------ RECORDS

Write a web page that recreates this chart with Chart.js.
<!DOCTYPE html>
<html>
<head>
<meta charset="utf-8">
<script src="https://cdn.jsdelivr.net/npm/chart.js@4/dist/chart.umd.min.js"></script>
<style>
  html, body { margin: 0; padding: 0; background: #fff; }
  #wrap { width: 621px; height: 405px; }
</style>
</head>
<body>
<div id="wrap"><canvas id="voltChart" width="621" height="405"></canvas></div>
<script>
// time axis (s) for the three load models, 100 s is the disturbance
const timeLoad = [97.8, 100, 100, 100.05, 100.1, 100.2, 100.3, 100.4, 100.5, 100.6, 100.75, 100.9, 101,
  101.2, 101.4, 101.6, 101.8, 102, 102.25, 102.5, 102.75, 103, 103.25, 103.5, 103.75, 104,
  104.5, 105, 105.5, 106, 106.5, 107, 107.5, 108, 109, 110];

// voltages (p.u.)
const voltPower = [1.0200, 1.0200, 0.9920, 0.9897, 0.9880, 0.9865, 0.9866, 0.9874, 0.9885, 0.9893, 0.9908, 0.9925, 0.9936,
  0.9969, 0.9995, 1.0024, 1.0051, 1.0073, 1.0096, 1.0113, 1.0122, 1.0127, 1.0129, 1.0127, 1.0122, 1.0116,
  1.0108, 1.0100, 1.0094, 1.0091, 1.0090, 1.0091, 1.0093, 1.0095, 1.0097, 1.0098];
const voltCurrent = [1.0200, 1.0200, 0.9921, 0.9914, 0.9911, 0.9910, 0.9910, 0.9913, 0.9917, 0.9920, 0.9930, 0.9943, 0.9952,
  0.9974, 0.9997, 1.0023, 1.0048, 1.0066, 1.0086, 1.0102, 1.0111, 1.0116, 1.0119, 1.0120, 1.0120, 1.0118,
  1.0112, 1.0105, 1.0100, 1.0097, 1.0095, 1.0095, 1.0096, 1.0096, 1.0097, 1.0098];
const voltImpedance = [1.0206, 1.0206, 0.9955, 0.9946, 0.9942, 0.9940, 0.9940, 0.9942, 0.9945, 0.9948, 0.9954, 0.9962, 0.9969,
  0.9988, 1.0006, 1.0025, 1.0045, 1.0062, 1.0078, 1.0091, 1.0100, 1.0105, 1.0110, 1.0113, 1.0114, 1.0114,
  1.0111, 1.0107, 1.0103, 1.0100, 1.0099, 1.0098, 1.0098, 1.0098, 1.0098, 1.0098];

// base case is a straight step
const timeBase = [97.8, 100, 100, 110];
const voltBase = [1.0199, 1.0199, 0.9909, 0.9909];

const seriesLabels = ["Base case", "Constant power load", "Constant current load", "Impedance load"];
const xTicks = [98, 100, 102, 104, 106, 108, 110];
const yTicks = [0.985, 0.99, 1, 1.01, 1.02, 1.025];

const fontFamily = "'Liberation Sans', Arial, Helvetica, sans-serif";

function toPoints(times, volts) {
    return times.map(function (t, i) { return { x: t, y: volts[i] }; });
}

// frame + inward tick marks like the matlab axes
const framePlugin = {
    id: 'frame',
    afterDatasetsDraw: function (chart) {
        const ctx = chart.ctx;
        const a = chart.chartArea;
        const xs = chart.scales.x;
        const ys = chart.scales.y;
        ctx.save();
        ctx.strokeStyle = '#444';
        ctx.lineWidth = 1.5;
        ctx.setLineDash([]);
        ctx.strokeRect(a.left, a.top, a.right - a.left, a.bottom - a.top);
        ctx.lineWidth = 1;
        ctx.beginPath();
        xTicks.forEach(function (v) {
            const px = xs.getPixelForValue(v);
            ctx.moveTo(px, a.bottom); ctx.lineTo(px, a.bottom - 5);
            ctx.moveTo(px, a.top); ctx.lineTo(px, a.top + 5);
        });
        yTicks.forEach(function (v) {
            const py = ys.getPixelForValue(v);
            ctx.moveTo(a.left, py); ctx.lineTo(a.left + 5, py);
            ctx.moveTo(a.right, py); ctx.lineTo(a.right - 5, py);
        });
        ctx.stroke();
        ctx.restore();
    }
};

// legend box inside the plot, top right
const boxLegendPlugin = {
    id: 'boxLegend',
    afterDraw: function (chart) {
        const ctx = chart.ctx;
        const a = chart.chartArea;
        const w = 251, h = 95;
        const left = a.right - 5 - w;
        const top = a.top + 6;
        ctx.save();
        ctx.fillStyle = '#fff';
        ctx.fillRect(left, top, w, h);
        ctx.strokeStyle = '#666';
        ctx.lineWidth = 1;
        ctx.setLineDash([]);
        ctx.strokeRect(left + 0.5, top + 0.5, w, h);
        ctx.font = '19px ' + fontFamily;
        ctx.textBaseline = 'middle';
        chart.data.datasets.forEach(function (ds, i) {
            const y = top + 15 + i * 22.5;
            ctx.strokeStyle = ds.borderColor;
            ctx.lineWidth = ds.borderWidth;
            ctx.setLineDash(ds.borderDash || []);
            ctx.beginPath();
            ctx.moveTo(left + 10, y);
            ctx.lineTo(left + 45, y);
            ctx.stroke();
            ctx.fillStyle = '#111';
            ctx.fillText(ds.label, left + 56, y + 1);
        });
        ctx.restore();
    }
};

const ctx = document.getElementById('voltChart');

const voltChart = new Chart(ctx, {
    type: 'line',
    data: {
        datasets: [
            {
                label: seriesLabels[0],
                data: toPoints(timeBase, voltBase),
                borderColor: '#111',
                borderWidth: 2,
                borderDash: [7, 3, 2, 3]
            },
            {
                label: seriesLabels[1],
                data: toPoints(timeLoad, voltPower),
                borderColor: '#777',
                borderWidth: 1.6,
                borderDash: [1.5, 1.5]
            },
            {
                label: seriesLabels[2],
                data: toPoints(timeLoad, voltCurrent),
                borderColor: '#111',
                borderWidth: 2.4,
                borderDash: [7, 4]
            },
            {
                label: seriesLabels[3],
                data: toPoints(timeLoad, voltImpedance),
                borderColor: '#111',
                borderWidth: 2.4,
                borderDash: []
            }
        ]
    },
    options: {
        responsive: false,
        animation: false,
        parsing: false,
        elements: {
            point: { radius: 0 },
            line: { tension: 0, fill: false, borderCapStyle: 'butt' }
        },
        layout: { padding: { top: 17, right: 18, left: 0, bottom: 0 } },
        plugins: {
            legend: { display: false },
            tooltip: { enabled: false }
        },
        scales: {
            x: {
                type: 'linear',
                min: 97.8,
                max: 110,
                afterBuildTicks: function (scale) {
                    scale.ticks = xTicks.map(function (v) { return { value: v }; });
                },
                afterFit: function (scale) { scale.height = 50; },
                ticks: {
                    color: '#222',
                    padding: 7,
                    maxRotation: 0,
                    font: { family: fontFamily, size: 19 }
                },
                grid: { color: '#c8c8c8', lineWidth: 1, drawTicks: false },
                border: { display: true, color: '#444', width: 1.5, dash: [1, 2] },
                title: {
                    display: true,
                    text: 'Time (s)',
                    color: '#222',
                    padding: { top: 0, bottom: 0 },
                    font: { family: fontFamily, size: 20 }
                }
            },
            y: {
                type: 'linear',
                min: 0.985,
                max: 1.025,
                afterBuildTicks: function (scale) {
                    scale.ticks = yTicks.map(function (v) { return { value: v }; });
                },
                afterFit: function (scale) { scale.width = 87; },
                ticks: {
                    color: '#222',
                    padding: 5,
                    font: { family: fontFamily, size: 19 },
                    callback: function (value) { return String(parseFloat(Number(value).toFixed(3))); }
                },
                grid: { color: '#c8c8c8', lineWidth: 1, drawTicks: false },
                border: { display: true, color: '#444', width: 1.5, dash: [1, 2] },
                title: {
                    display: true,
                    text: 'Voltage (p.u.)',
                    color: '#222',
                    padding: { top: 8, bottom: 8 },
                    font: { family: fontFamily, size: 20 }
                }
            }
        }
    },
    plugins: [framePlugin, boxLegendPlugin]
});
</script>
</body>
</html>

------------
------ RECORDS

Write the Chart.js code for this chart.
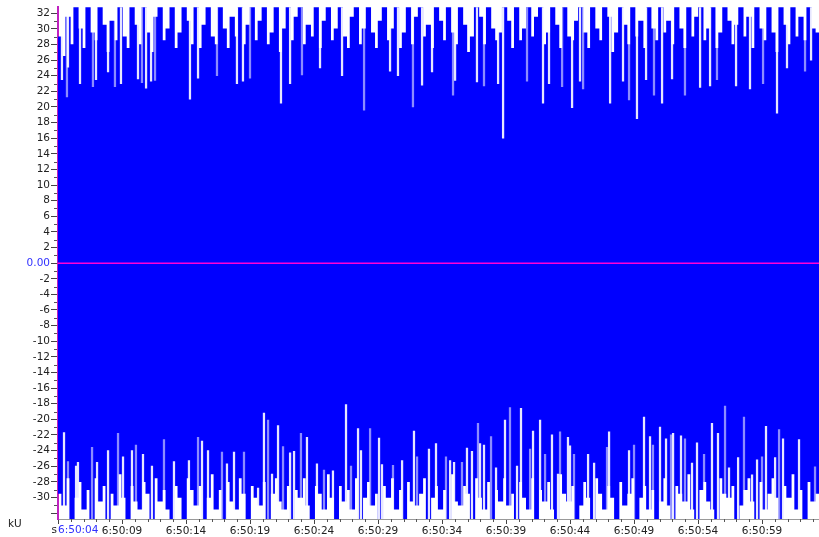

------------

TASK GOAL »
Begin with the line containing "Write a web" and end with the line containing "104.5, 105, 105.5, 106, 106.5, 107, 107.5, 108, 109, 110];"; repeat every line from start to finish exactly, and nothing outside them.

PROBLEM SOLUTION »
Write a web page that recreates this chart with Chart.js.
<!DOCTYPE html>
<html>
<head>
<meta charset="utf-8">
<script src="https://cdn.jsdelivr.net/npm/chart.js@4/dist/chart.umd.min.js"></script>
<style>
  html, body { margin: 0; padding: 0; background: #fff; }
  #wrap { width: 621px; height: 405px; }
</style>
</head>
<body>
<div id="wrap"><canvas id="voltChart" width="621" height="405"></canvas></div>
<script>
// time axis (s) for the three load models, 100 s is the disturbance
const timeLoad = [97.8, 100, 100, 100.05, 100.1, 100.2, 100.3, 100.4, 100.5, 100.6, 100.75, 100.9, 101,
  101.2, 101.4, 101.6, 101.8, 102, 102.25, 102.5, 102.75, 103, 103.25, 103.5, 103.75, 104,
  104.5, 105, 105.5, 106, 106.5, 107, 107.5, 108, 109, 110];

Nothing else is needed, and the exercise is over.